JAVIER ZARZALEJOS-EL CORREO

  • No hay que arrepentirse del esfuerzo de consenso que recoge el artículo 2 de la Constitución solo porque algunos lo desprecien y a la vez se aprovechen

Pero que los nacionalismos rechacen la Constitución, con nacionalidades y derechos históricos incluidos, no les ha impedido apurar todo lo que la Constitución ha ofrecido en términos de autogobierno. El juego es conocido y, desde luego, si se abriera la Constitución a su reforma somos muchos los que pensamos que esa trayectoria de los nacionalismos simplemente no podría pasarse por alto. Una razón más para que los que se sitúan en esa órbita rupturista del marco constitucional reflexionen sobre las consecuencias no deseadas por ellos que podrían obtener sus ambiciones revisionistas si llegaran a plantearse en un proceso de reforma constitucional.

Volviendo al asunto de las nacionalidades, el tiempo y el desarrollo constitucional han ido aplanando el perfil político del término. Por un lado, otras comunidades autónomas, además de Cataluña y el País Vasco, se han autocalificado como ‘nacionalidad’. Los niveles competenciales se han ido uniformando y, por otra parte, el Tribunal Constitucional ha precisado a los más imaginativos que el concepto de nacionalidad tal y como se inscribe en la Constitución no tiene un contenido jurídico-político que lo acerque a la titularidad de la soberanía. El único sujeto soberano es la nación española, en singular. Por tanto, la diferenciación en nítida: a la nación le corresponde la soberanía; a la nacionalidad, la autonomía. Precisamente la singularidad de la nación española impide hablar de España como Estado plurinacional. Un Estado con nacionalidades no es sinónimo de un Estado plurinacional.

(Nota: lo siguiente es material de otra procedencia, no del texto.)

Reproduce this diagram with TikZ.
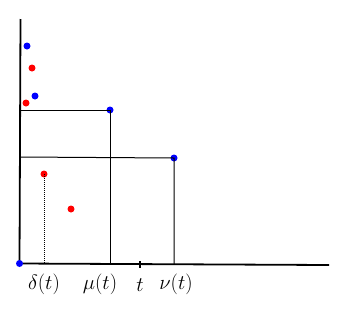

El vuelo de la polémica sobre el concepto de nacionalidad debería ser de muy poco alcance. Desde luego, no da para que Ciudadanos, necesitado de oportunidades para hacerse ver, proponga una reforma constitucional para suprimir el término. Llama la atención que un partido que se ha reclamado heredero de la obra de Adolfo Suárez, comprometido con el pacto constitucional, se muestre tan incómodo con elementos centrales de ese pacto, y el acuerdo sobre el artículo 2 de la Constitución es uno de ellos. Además, seguro que a Ciudadanos no se le escapa que reformar el artículo 2 de la Constitución para eliminar el término ‘nacionalidades’ requeriría el procedimiento agravado de reforma que incluye aprobación por las Cortes, elecciones generales, ratificación por el nuevo Parlamento y referéndum.

Cuestión distinta es que no se propague el pensamiento confuso sobre esos conceptos básicos del orden político y constitucional. Una de esas expresiones del pensamiento confuso la ofreció en su día el expresidente Felipe González en un artículo compartido con la tristemente desaparecida Carme Chacón tras la sentencia del Estatut, en el que definía a Cataluña como una «nación sin Estado». Frente a ese constructo nacionalista que exhibe una supuesta orfandad estatal de nuestros nacionalismos, lo ajustado, lo real, lo existente de verdad es que Cataluña, más que una nación sin Estado, es una nacionalidad con autonomía porque los sentimientos identitarios legítimos pueden ser todo lo intensos que cada cual quiera, pero no adquieren carta de naturaleza soberana.

Reabrir polémicas como esta solo sirve para hacer el juego a las fuerzas rupturistas a las que todo el ruido sobre la Constitución les aprovecha, cuanto más, mejor. La deslealtad de los nacionalismos, entendiendo la lealtad en el sentido político que consagra la Constitución alemana, a quien retrata es a los desleales, no a quienes plasmaron en la Constitución un extraordinario esfuerzo político y una voluntad de consenso como nunca ha tenido nuestro país. El artículo 2 de la Constitución, también con su redacción complicada, forma parte de ese esfuerzo de acuerdo del que no hay que arrepentirse solo porque otros lo hayan despreciado, aprovechándose, eso, sí, del mejor periodo de libertad y pluralismo que España ha vivido.